Для Шарлотты такие женщины оставались загадкой. Реба могла сделать крюк длиной в милю, чтобы купить фунт бекона на пенни дешевле, и при этом отправляла целые годы своей жизни псу под хвост.

– Чарли говорит, что, если вскорости не будет дождя, придется всю кукурузу скормить свиньям, – сказала Реба, поглядев в окно.

Шарлотта фыркнула.

– Да Чарли Эрхарт и время-то по часам определяет с трудом, куда уж ему предсказывать погоду.

Ферма отца Ребы была гордостью всего округа… пока до нее не добрались ручонки Чарли. Раньше земля, унавоженная илом, была так плодородна, что достаточно было плюнуть – и вырастали зубы. Теперь же, если послать пробу земли в сельскохозяйственное общество на анализ, наверняка придет ответ: «Почва непригодна для земледелия».

В Чарли гордыня всегда преобладала над здравым смыслом. Если Реба говорила ему идти направо, он сворачивал налево. Если она утверждала, что пойдет снег, он надевал рубашку с коротким рукавом. У Шарлотты была теория: последняя морщинка на лице Ребы разгладится лишь тогда, когда Чарли Эрхарт подавится жевательным табаком, который он постоянно заталкивал за щеку.

– Я ухаживаю за папашей Чарли не покладая рук, – вздохнула Реба. – Хоть после удара он уже и не такой прыткий, как раньше, зато с каждым днем становится все ворчливее.

Реба потерла предплечье, на котором красовался баклажанного цвета синяк.

– И еще вы слышали небось, что мой старшенький намылился в Ди-итройт. Хочет наняться на тамошний завод, машины делать.

Обхватив ладонями кофейную чашку, Реба уставилась в нее, будто хотела найти на донышке хоть капельку надежды.

– Говорят, Ди-итройт – поганая дыра.

– Эрл переезжает в Детройт? – Шарлотта покачала головой. – Кажется, я уже начинаю жалеть этих бедняг янки.

Реба хохотнула и прикрыла рукой отсутствующий зуб. Ее смех был скорее близок к плачу, как слива – к черносливу.

– Нет, ты не права, – возразила она, тряся головой, – ты не права.

Анджела глянула через стол на Шарлотту, и та кивнула. Ненадолго юркнув в кладовку, Анджела вернулась с маленькой темно-коричневой бутылочкой.

– Подливай в кофе Чарлиному папаше каждое утро по полному колпачку, – посоветовала она, протянув бутылочку Ребе. – Это улучшит его расположение духа.

– Но ведь эта штука его не убьет, правда? – прошептала Реба, с опаской косясь на снадобье.

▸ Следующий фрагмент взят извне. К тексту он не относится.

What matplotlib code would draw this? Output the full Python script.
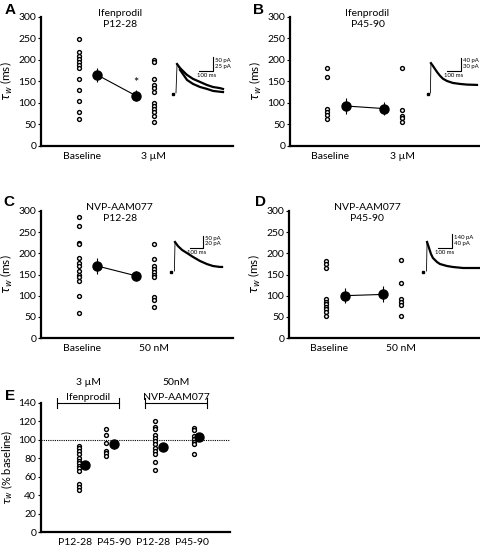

– Нет, если ты не вольешь ему в глотку всё сразу и не утрамбуешь выстрелом из дробовика, – сказала Шарлотта, не отрываясь от своей чашки.

Лицо Ребы вспыхнуло. В обществе дамочек Белл нужно держать свои сокровенные мысли в узде.

– Ладно, хватит об этом, – сказала Шарлотта, ловко зажгла спичку об стул и покрутила в ее пламени сигару. – Скажи-ка лучше, сколько Гарнер в своей бакалее дает за копченый окорок? – потушив спичку, она вальяжно раскинулась на стуле. – Почему бы тебе не попридержать дюжину или около того поросят, которых Чарли планирует по дешевке сбыть на рынке, не откормить их и не подвесить на старой коптильне за сараем? Помнится, раньше народ приезжал к нам за ветчиной, которую делал твой отец, аж из самого Нэшвиля.

Так они плавно перешли на разговоры о бизнесе. По мнению Шарлотты, женщины, которые не следят бдительным оком за своими финансами, – совсем пропащие.